Residential construction activity remains weak in most parts of the Tenth District. Commercial construction activity is strong in areas where the energy industry is important. Although energy activity continues to grow, there are some indications of a slight slowing—particularly in gas well drilling in Oklahoma and in Colorado's oil shale industry.

Agriculture
Tenth District farmers may be holding slightly larger amounts of grain off the market than in a normal year, due mainly to the unfavorable price situation. As a result, more stored grain is entering the farmer-owned reserve program. Agricultural banks in the Tenth District are carrying over into 1982 more 1981 farm loans than is seasonally true.
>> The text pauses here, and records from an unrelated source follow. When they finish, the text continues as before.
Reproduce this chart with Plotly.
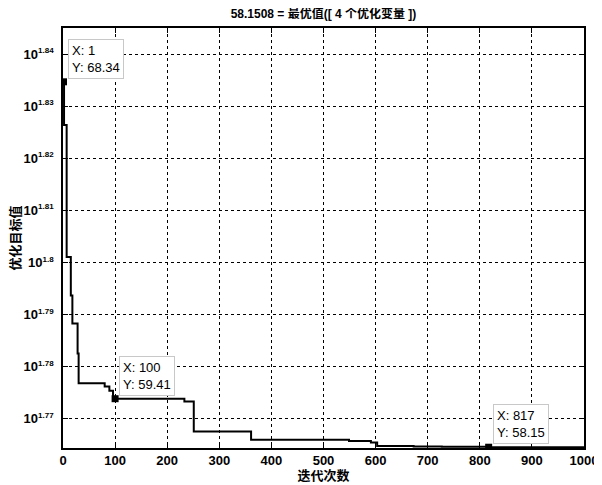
import math
import plotly.graph_objects as go

# step-change iterations and best objective values (held until next change)
iters = [1, 2, 7, 15, 18, 28, 30, 80, 89, 96, 233, 251, 361, 549, 591, 603, 673, 727, 817, 1000]
best_vals = [68.34, 67.05, 63.25, 62.18, 61.42, 60.61, 59.82, 59.73, 59.62, 59.41,
             59.34, 58.555, 58.34, 58.31, 58.27, 58.18, 58.17, 58.16, 58.15, 58.15]

tip_x = [1, 100, 817]
tip_y = [68.34, 59.41, 58.15]

y_tick_exps = [1.77, 1.78, 1.79, 1.80, 1.81, 1.82, 1.83, 1.84]
y_tick_exp_text = ["1.77", "1.78", "1.79", "1.8", "1.81", "1.82", "1.83", "1.84"]
x_ticks = [0, 100, 200, 300, 400, 500, 600, 700, 800, 900, 1000]

title_text = "58.1508 = 最优值([ 4 个优化变量 ])"
x_label = "迭代次数"
y_label = "优化目标值"

font_family = "Arial, Liberation Sans, Noto Sans CJK SC, sans-serif"

fig = go.Figure()
fig.add_trace(go.Scatter(x=iters, y=best_vals, mode="lines", line_shape="hv",
                         line=dict(color="black", width=2), showlegend=False,
                         hoverinfo="skip"))
fig.add_trace(go.Scatter(x=tip_x, y=tip_y, mode="markers",
                         marker=dict(symbol="square", size=7, color="black"),
                         showlegend=False))

for xv, yv in zip(tip_x, tip_y):
    fig.add_annotation(x=xv, y=math.log10(yv), xref="x", yref="y",
                       text=f"X: {xv}<br>Y: {yv:.2f}", showarrow=False,
                       xanchor="left", yanchor="bottom", xshift=4, yshift=3,
                       align="left", bgcolor="white", bordercolor="#c8c8c8",
                       borderwidth=1, borderpad=3,
                       font=dict(family=font_family, size=13, color="black"))

fig.update_layout(
    width=602, height=485,
    margin=dict(l=55, r=26, t=20, b=45),
    paper_bgcolor="white", plot_bgcolor="white",
    title=dict(text="<b>" + title_text + "</b>", x=0.5, xref="paper", xanchor="center",
               y=0.9876, yanchor="middle",
               font=dict(family=font_family, size=12, color="black")),
    font=dict(family=font_family, color="black"),
)
fig.update_xaxes(range=[0, 1000], tickvals=x_ticks,
                 ticktext=[f"<b>{t}</b>" for t in x_ticks],
                 ticks="inside", ticklen=5, tickcolor="black",
                 showline=True, linecolor="black", linewidth=1.5, mirror="ticks",
                 showgrid=True, gridcolor="black", griddash="dot", gridwidth=1,
                 zeroline=False, automargin=False, ticklabelstandoff=0,
                 tickfont=dict(family=font_family, size=13, color="black"),
                 title=dict(text="<b>" + x_label + "</b>", standoff=0,
                            font=dict(family=font_family, size=13, color="black")))
fig.update_yaxes(type="log", range=[1.7644, 1.845],
                 tickvals=[10 ** e for e in y_tick_exps],
                 ticktext=["<b>10<sup><span style='font-size:8px'>" + t + "</span></sup></b>"
                           for t in y_tick_exp_text],
                 ticks="inside", ticklen=5, tickcolor="black",
                 showline=True, linecolor="black", linewidth=1.5, mirror="ticks",
                 showgrid=True, gridcolor="black", griddash="dot", gridwidth=1,
                 zeroline=False, automargin=False, ticklabelstandoff=5,
                 tickfont=dict(family=font_family, size=13, color="black"),
                 title=dict(text="<b>" + y_label + "</b>", standoff=3,
                            font=dict(family=font_family, size=13, color="black")))

fig.write_html("out.html")
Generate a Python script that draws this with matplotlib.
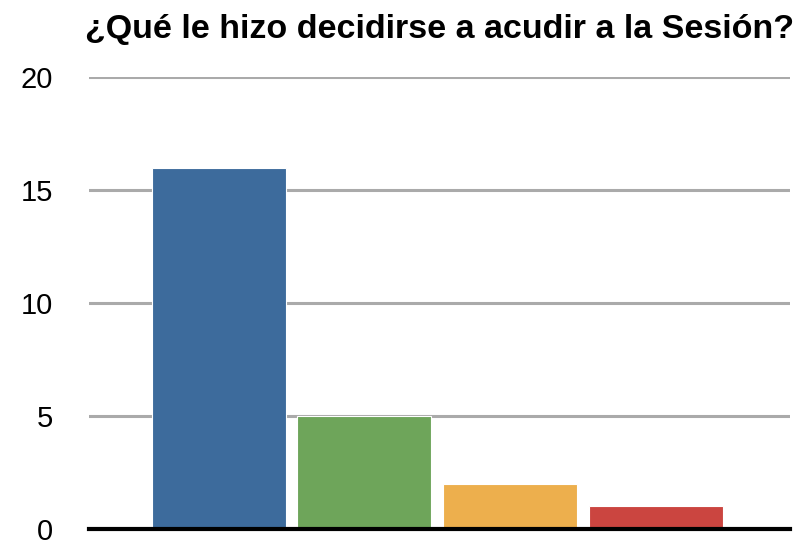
import matplotlib
matplotlib.use("Agg")
import matplotlib.pyplot as plt

plt.rcParams['font.family'] = ['Liberation Sans', 'DejaVu Sans']

# respuestas
categorias = ["A", "B", "C", "D"]
valores = [16, 5, 2, 1]
colores = ["#3d6b9c", "#6ea55a", "#edaf4d", "#cb4540"]
ticks_y = [0, 5, 10, 15, 20]

fig = plt.figure(figsize=(8.02, 5.44), dpi=100)
ax = fig.add_axes([0.111, 0.028, 0.874, 0.830])

ax.bar(range(len(categorias)), valores, width=0.92, color=colores,
       edgecolor="white", linewidth=0.8, zorder=3)

ax.set_ylim(0, 20)
ax.set_xlim(-0.89, 3.92)
ax.set_yticks(ticks_y)
ax.set_yticklabels([str(t) for t in ticks_y], fontsize=21)
ax.set_xticks([])
ax.tick_params(axis="y", length=0, pad=26)
ax.yaxis.grid(True, color="#aaaaaa", linewidth=2.2, zorder=0)
for s in ["top", "right", "left"]:
    ax.spines[s].set_visible(False)
ax.spines["bottom"].set_linewidth(3)
ax.spines["bottom"].set_color("black")
ax.spines["bottom"].set_zorder(4)

ax.set_title("¿Qué le hizo decidirse a acudir a la Sesión?", fontsize=24.5,
             fontweight="bold", pad=28)

fig.savefig("out.png", dpi=100)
Bankers are continuing to maintain lines of credit for long-standing farm and ranch customers, although many bankers are not comfortable with this situation given the less-than-optimistic outlook for agriculture in 1982. In some instances, farmers are being asked to liquidate a portion of their assets to keep their farm businesses solvent. Fund availability remains adequate but the creditworthiness of farm borrowers continues to deteriorate. In some areas of Oklahoma, nonbank agricultural lenders are increasing loan restrictions, which has forced the foreclosure of several farming operations. Declines in farmland prices have occurred in some parts of the District, but agricultural bankers generally report that land prices are holding steady.

Banking Developments
Reported loan demand at Tenth District banks ranges from weak in rural areas to strong in those areas serving the energy industry. Commercial and industrial lending continues to be the only source of strength Districtwide. A number of bankers report still further weakness in the balance sheet situation in agriculture. Prime rates range from 15 3/4 to 16 1/4 percent, unchanged from last month's survey. Several bankers express concern over a reduction in loan quality and indicate tighter lending restrictions. While deposit growth was generally stronger than last month, much of the growth was seasonal in nature. Banks in areas with sizable loan demand continue to rely on large CDs to fund these loans. Some of the growth in transactions accounts and passbook savings accounts is attributed to precautionary motives. Despite the very heavy promotion of IRA/Keough programs, most banks report smaller-than-expected activity in these accounts. Several bankers indicate that the bulk of the funds being transferred into these accounts is coming from passbook savings and from thrift institutions.